Divide the dough in half. Roll each half between two large pieces of parchment paper to 1/8 inch thick. Stack the rolled sheets of dough onto a baking sheet (to keep them flat) and chill until firm, at least 15 minutes.
When you're ready to bake, position a rack to the center of the oven and preheat it to 350 degrees. Line two baking sheets with parchment or silicone baking mats. Working with one sheet of chilled dough at a time, use a round 2 to 2 1/2-inch cutter to cut the dough into rounds (scraps can be gathered and rolled out again). Place the rounds about 1/2 an inch apart on the prepared baking sheets.
Bake for 12-15 minutes, rotating halfway through baking. Remove and cool in the pan for 5 minutes, then transfer cookies to a cooling rack. Cool completely.
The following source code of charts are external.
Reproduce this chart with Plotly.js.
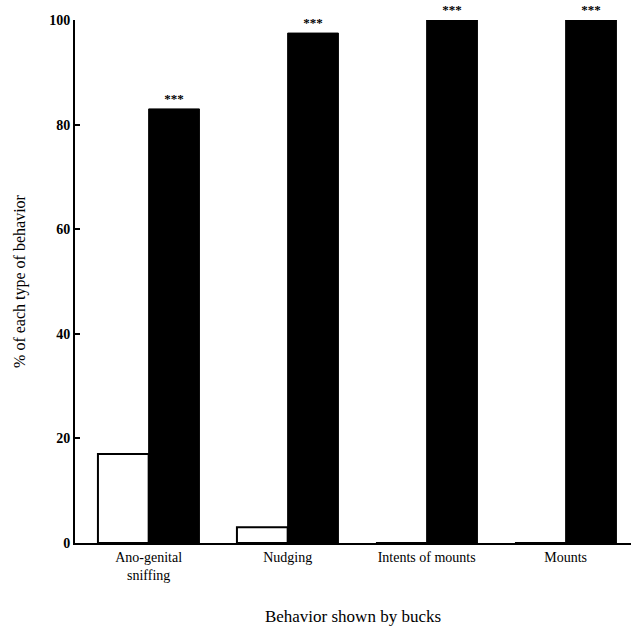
<!DOCTYPE html>
<html>
<head>
<meta charset="utf-8">
<script src="https://cdn.plot.ly/plotly-3.0.1.min.js"></script>
<style>html,body{margin:0;padding:0;background:#fff;}#chart{width:637px;height:626px;}</style>
</head>
<body>
<div id="chart"></div>
<script>
const categories = ["Ano-genital<br>sniffing", "Nudging", "Intents of mounts", "Mounts"];
const whiteValues = [17, 3, 0, 0];
const blackValues = [83, 97.5, 100, 100];
const significance = ["***", "***", "***", "***"];
const yTicks = [0, 20, 40, 60, 80, 100];

const serif = "Liberation Serif, Times New Roman, serif";

const traces = [
  {
    type: "bar",
    x: categories,
    y: whiteValues,
    marker: {color: "#ffffff", line: {color: "#000000", width: 2}},
    hoverinfo: "skip"
  },
  {
    type: "bar",
    x: categories,
    y: blackValues,
    marker: {color: "#000000", line: {color: "#000000", width: 1}},
    text: significance,
    textposition: "outside",
    textfont: {family: serif, size: 13, color: "#000000", weight: "bold"},
    outsidetextfont: {family: serif, size: 13, color: "#000000", weight: "bold"},
    constraintext: "none",
    cliponaxis: false,
    hoverinfo: "skip"
  }
];

const layout = {
  width: 637,
  height: 626,
  margin: {l: 75, r: 6, t: 20, b: 83},
  paper_bgcolor: "#ffffff",
  plot_bgcolor: "#ffffff",
  showlegend: false,
  barmode: "group",
  bargap: 0.27,
  bargroupgap: 0,
  font: {family: serif, color: "#000", size: 13},
  xaxis: {
    type: "category",
    range: [-0.53, 3.47],
    showline: true,
    linecolor: "#000",
    linewidth: 2,
    ticks: "",
    showgrid: false,
    zeroline: false,
    tickfont: {family: serif, size: 14, color: "#000"},
    title: {text: "Behavior shown by bucks", font: {family: serif, size: 17, color: "#000"}, standoff: 30}
  },
  yaxis: {
    range: [0, 100],
    tickvals: yTicks,
    ticktext: yTicks.map(String),
    showline: true,
    linecolor: "#000",
    linewidth: 2,
    ticks: "inside",
    ticklen: 5,
    tickwidth: 2,
    tickcolor: "#000",
    showgrid: false,
    zeroline: false,
    tickfont: {family: serif, size: 14, color: "#000", weight: "bold"},
    title: {text: "% of each type of behavior", font: {family: serif, size: 16, color: "#000"}, standoff: 20}
  }
};

Plotly.newPlot("chart", traces, layout, {displayModeBar: false, staticPlot: true});
</script>
</body>
</html>
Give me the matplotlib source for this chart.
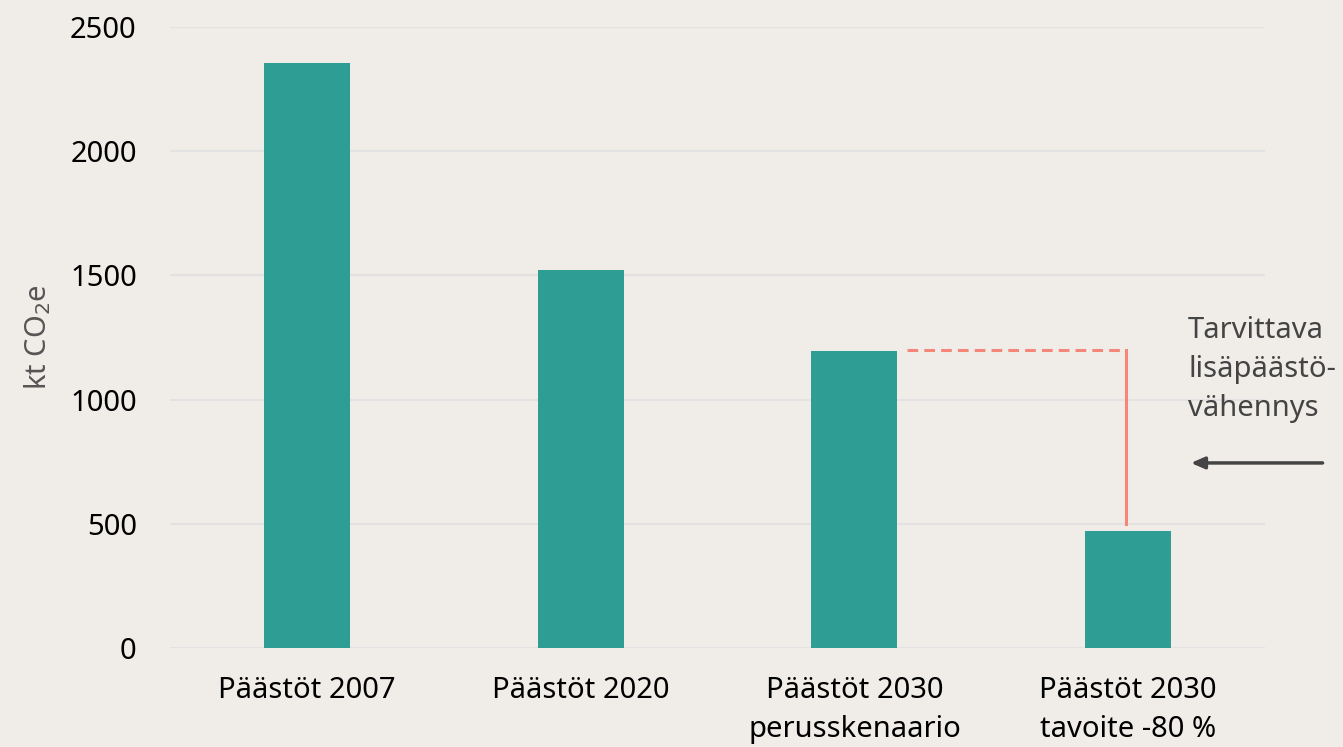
import matplotlib
matplotlib.use("Agg")
import matplotlib.pyplot as plt

categories = ["Päästöt 2007", "Päästöt 2020", "Päästöt 2030\nperusskenaario", "Päästöt 2030\ntavoite -80 %"]
values = [2355, 1520, 1196, 471]
yticks = [0, 500, 1000, 1500, 2000, 2500]
gap_top = 1200
gap_bottom = 500
note = "Tarvittava\nlisäpäästö-\nvähennys"

plt.rcParams['font.family'] = ['Noto Sans', 'DejaVu Sans']
bg = "#f0ede8"
fig = plt.figure(figsize=(13.43, 7.47), dpi=100, facecolor=bg)
ax = fig.add_axes([0.1266, 0.1325, 0.8154, 0.8314], facecolor=bg)

x = list(range(len(categories)))
ax.bar(x, values, width=0.314, color="#2e9e94", zorder=3)
ax.set_xlim(-0.5, 3.5)
ax.set_ylim(0, 2500)
ax.set_yticks(yticks)
ax.set_xticks(x)
ax.set_xticklabels(categories, fontsize=21, linespacing=1.45)
ax.tick_params(axis='y', length=0, pad=24, labelsize=21)
ax.tick_params(axis='x', length=0, pad=20)
ax.grid(axis='y', color="#e2e2e2", linewidth=1.5, zorder=0)
for s in ax.spines.values():
    s.set_visible(False)
ax.set_ylabel("kt CO$_2$e", fontsize=21, color="#555555", labelpad=12)

# gap annotation
ax.plot([2.193, 2.993], [gap_top, gap_top], color="#f4877a", lw=2.2, ls=(0, (3.5, 2)), zorder=4)
ax.plot([2.993, 2.993], [gap_top, gap_bottom], color="#f4877a", lw=2.2, zorder=4)
ax.text(3.219, 1335, note, fontsize=21, color="#444444", va="top", ha="left",
        linespacing=1.45, clip_on=False)
ax.annotate("", xy=(3.219, 745), xytext=(3.72, 745),
            arrowprops=dict(arrowstyle="-|>,head_length=0.8,head_width=0.35", color="#444444", lw=2.5),
            annotation_clip=False)

fig.savefig("out.png", dpi=100, facecolor=bg)
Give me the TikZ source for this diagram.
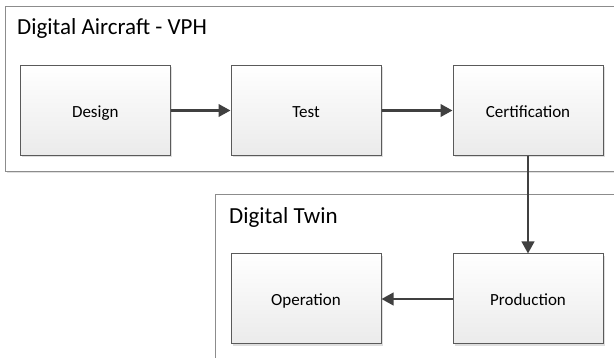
\documentclass[tikz,border=0pt]{standalone}
\usepackage{fontspec}
\setmainfont{Carlito}
\usetikzlibrary{arrows.meta,shadows}
\definecolor{framec}{HTML}{8C8C8C}
\definecolor{boxc}{HTML}{5A5A5A}
\definecolor{arrc}{HTML}{404040}
\tikzset{
  frame/.style={draw=framec, line width=1pt, fill=white,
    drop shadow={shadow xshift=1.5pt, shadow yshift=-1.5pt, fill=black!12, opacity=1}},
  stepbox/.style={draw=boxc, line width=1pt, top color=white, bottom color=black!8,
    minimum width=150pt, minimum height=90pt, inner sep=0pt, font=\fontsize{17}{19}\selectfont,
    text height=15pt, text depth=1pt,
    drop shadow={shadow xshift=2pt, shadow yshift=-2pt, fill=black!13, opacity=1}},
  flow/.style={draw=arrc, line width=2.4pt, -{Triangle[length=12pt,width=12.5pt]}},
  title/.style={anchor=base west, inner sep=0pt, font=\fontsize{23}{26}\selectfont}
}
\begin{document}
\begin{tikzpicture}[x=1pt,y=-1pt]
\useasboundingbox (0,0) rectangle (614,358);
\fill[white] (0,0) rectangle (614,358);
\node[frame, anchor=north west, minimum width=625pt, minimum height=165pt, inner sep=0pt] (f1) at (5,6) {};
\node[frame, anchor=north west, minimum width=410pt, minimum height=175pt, inner sep=0pt] (f2) at (215,194) {};
\node[title] (t1) at (17,35) {Digital Aircraft - VPH};
\node[title] (t2) at (229,224) {Digital Twin};
\node[stepbox] (design) at (95.25,110.5) {Design};
\node[stepbox] (test) at (306,110.5) {Test};
\node[stepbox] (cert) at (528,110.5) {Certification};
\node[stepbox] (oper) at (306,299) {Operation};
\node[stepbox] (prod) at (528,299) {Production};
\draw[flow] (design) -- (test);
\draw[flow] (test) -- (cert);
\draw[flow] (cert) -- (prod);
\draw[flow] (prod) -- (oper);
\end{tikzpicture}
\end{document}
To assemble the cookies: Lightly whip the white chocolate cream to smooth it and fluff it up. Transfer filling to a pastry bag fitted with a 1/4" plain tip. Pipe about 1 1/2 tsp in the center of half the cookies. Top with another cookie to sandwich. Gently press down until the cream comes to the edges. Refrigerate to for a few minutes to firm up the filling.
Cookies can be stored in a covered container for up to 3 days (I recommend refrigerating to keep the filling from getting too soft).